I have many people to thank, but I have to thank Mint for allowing me to keep an easy and accurate representation o my financial life blood.
So, what do my financial screw-ups have to do with writing a “why” guide to Mint?
Simple – just like I was, people are scared to see their finances. They will not use Mint or any other financial tool until they overcome that fear, tackle it head-on, suck it up and decide they don’t want to be a slave to their debt anymore.
However, what Mint can do, is to be there at the beginning of the journey. Just like when I started, they were there. Is Mint a perfect application? Nope. But, there are only a few truly perfect things in this life (read: Terminator 2). Regardless, I chose Mint. I do not remember why or how, but obviously they did something right.
What Mint can do is to continue to make it easy and simple for users to view and monitor their finances. The last thing that someone needs when they start on that path to financial freedom is a complicated interface. They do not need overly fancy views or graphics or pop-ups. They need quick and easy-to-read financial numbers.
Most of all they need to be able to see their progress. That is what worked for me. Once I saw my bank account numbers go up (and stay up) and my debt go down (and stay down) it was more motivating every time I checked my Mint account.
When I discuss Mint with some people, they always ask the same question: “Is it secure?” Most people assume that anything that involves your bank accounts online is instantly opening up your account for a security breach and your identity to be stolen and sold around the world. Which, is true…somewhat. However, if anyone banks online, has a social media account, or ever enters any of their information anywhere online is always taking that risk. However, that cannot stop you from using these applications. It is like saying that you won’t drive on any road anymore because you are afraid of being in an auto accident.
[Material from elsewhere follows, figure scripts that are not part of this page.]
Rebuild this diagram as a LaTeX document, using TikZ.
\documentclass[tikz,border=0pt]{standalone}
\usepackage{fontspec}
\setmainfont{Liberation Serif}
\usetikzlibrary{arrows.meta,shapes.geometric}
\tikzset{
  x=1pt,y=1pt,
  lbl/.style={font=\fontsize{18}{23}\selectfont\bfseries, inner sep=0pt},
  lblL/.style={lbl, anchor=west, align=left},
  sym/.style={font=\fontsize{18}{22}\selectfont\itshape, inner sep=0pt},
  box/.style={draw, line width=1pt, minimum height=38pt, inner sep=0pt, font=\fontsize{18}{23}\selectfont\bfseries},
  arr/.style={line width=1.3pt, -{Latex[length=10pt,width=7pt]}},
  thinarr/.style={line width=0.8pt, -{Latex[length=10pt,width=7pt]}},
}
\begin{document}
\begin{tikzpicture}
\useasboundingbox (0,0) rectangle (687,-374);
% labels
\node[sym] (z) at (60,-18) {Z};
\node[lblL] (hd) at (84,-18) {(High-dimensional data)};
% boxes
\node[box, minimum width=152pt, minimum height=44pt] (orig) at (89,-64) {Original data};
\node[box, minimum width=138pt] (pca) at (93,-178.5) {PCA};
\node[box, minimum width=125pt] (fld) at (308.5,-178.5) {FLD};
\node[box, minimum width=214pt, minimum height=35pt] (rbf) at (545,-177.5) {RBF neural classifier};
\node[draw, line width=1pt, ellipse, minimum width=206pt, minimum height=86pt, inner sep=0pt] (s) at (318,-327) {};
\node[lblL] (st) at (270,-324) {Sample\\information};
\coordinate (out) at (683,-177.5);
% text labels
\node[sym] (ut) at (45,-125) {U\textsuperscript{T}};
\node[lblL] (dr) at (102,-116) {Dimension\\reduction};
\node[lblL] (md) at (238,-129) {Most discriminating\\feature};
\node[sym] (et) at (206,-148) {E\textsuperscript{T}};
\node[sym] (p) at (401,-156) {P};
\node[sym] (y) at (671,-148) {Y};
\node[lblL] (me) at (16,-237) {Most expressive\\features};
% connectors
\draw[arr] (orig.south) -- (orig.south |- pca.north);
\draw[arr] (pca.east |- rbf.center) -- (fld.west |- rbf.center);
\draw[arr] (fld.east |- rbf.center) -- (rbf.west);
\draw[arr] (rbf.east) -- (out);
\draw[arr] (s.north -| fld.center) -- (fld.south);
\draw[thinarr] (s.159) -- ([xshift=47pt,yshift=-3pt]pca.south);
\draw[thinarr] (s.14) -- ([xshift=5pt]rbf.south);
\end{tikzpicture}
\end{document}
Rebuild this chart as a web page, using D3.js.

Fortunately, Mint writes their security policy in easily understandable terms. Plus, they use multi-factor authentication, which is always a plus (it’s in the security policy, read it).
A month or so ago, at my workplace, we began discussing why I use Mint and how to utilize it effectively. I even started drawing diagrams on our white board (it was a slow day). Two of my co-workers actually went home, downloaded Mint, and started using it that night (they still currently use it).
I was beaming with joy. Not because anything I did or said, but two of my co-workers were taking those beginner steps to taking control of their finances. Because no matter what, at the end of they day, it’s about people taking control of their life.
What is the reason they continue to use Mint?
“It is simple and easy to use.”
There you go, Mint. Keep it simple and keep it easy and you’ll continue to gain new users…at least if they come from me.
*As for other personal finance apps, I think they are great tools, too. Nothing against them, I just have not used them so I do not feel comfortable writing or comparing them to Mint.*
Do you use Mint? If so, why? If not, why not?